Juventud Rebelde - Diario de la Juventud Cubana

Con el arte en ristre

Autor:

Lisandra Gómez Guerra

Jadea aún el grupo por el ascenso hasta el Alto del Cojo, en la Sierra Maestra, cuando Camilo Cienfuegos decide acomodar los huesos junto a las raíces de un árbol caído. Todo está listo para recibir a fuego limpio al enemigo que avanza por los angostos trillos.

La espera lleva la premura de la guerra y el Señor de la Vanguardia extrae de uno de los anchos bolsillos de su camisa un libro de José Ángel Buesa. Frente a los ojos atónitos del resto de sus hombres permanece imperturbable, aunque la tensión hiela hasta los huesos.

La poesía le roba la escasa tregua que se cosechaba en esos montes del oriente de Cuba en el año 1957. Solo el segundo aviso de Orestes Guerra —fiel guerrillero— mediante el tiro exacto de una piedra lo hace tomar en manos su ametralladora Thompson. Toma la posición de combate y a su orden ponen en jaque al enemigo.

«Es que el arte y la cultura jamás, ni en las situaciones más tensas, le abandonaron», confiesa Gerónimo Besánguiz Legarreta, quien desde hace varios años sostiene las riendas del Complejo Histórico Comandante Camilo Cienfuegos, en Yaguajay, al intentar explicar el pasaje descrito en el texto El joven Kmilo, de William Gálvez.

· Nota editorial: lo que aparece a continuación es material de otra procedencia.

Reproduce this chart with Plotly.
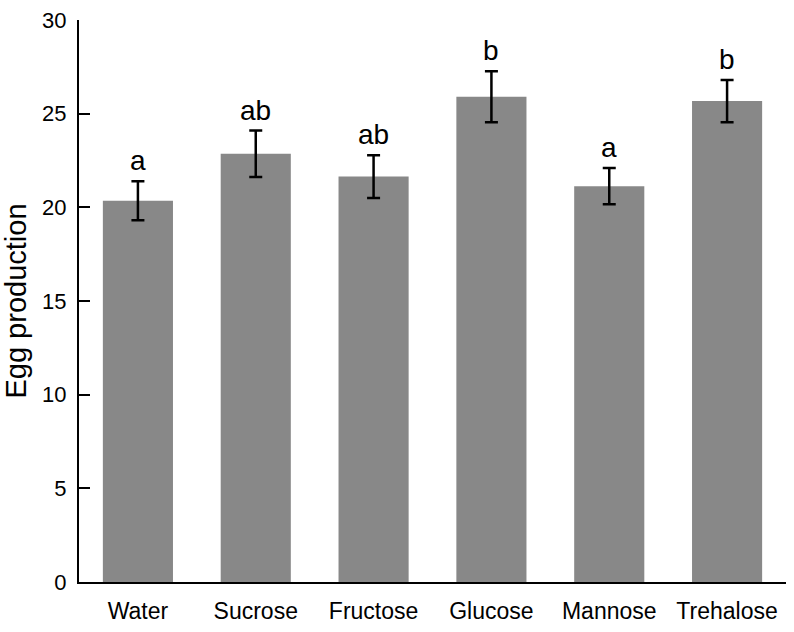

Declamar décimas fue su primer coqueteo con un mundo conquistado por su olfato autodidacta. Más de un diploma de oro, otorgado durante su paso por la primera enseñanza, confirman que desde niño Camilo supo encontrar las fuerzas de las palabras entrelazadas por la sonoridad. Basta con escuchar el fragmento de los versos de Bonifacio Byrne en su último discurso al pueblo cubano, el 26 de octubre de 1959, para enmudecer.

Pablo Neruda y Federico García Lorca lo acompañaron siempre. Volvía a sus versos, una y otra vez, como remansos vitales al ser un convencido de que la guerra no se gana solo a metralla limpia.

Esculpió su pasión por las artes, en aquellos días en que gracias a esfuerzos extraordinarios matriculó en la Academia Nacional de Bellas Artes San Alejandro. Mas, las estrecheces económicas de la familia Cienfuegos Gorriarán le obligaron a salir del aula a los pocos meses de iniciar el primer semestre del curso de Escultura. Hasta los libros eran caros. Una realidad que le impuso trabajar más y estudiar menos. El Arte, un establecimiento comercial habanero que, además, era una sastrería, le abrió sus puertas y, desde ahí dio alas a su vocación.

Cultivó sus habilidades no solo al realizar dibujos a lápiz o la escultura del dios Apolo de la mitología griega, sino que sedujo la creación con hilos y telas. En el Museo del Complejo Histórico, en Yaguajay, se exhibe un traje confeccionado por él para unos carnavales, hecho de retazos. Da fe de su extraordinario dominio del oficio de sastrería.

Tal vez y esas destrezas hicieron que Camilo Cienfuegos le regalara al padre Guillermo Sardiñas una sotana verde olivo con una estrella de Comandante. Lo confiesa así Eusebio Leal Spengler en el libro Hay que creer en Cuba, de Magda Resik, al referirse al primer sacerdote que vistió el uniforme de un ejército de liberación en nuestro continente.

Al dialogar con algunos hombres de su tropa regresan aquellas noches en que entonaba clásicos del pentagrama musical cubano o se refugiaba en las lecciones plasmadas en el papel con olor a tinta para encontrarse con la grandeza de Antonio Maceo.

Fue así como también Camilo sembró ideas durante las jornadas de la guerra. Incluso, durante los 301 días de Revolución que vivió, no depuso su pasión por la cultura. Su desaparición física truncó sus últimos retoques a la primera exposición a realizar en el Museo de Bellas Artes, pasado enero de 1959. El combatiente y escultor Osneldo García trabajaba en ella. Al conocer el fatídico accidente aéreo volcó su tristeza en una talla en Sabicú, inspirada en una foto sin sombrero del guerrillero de amplia sonrisa. Es ese el último exponente que adquirió el museo yaguayajense.

Y con la misma prisa de los meses de estreno de la Revolución, Camilo Cienfuegos organizó la primera película cubana que une a varios directores de cine de aquella época. Junto con Alicia Alonso sacó el ballet de los teatros y lo llevó, incluso, a la Sierra Maestra.

Volvió a los pasillos de San Alejandro. Estrechó manos con los profesores, quienes supieron reconocer la grandeza no solo del jefe militar sino de quien siempre mantuvo en ristre al arte.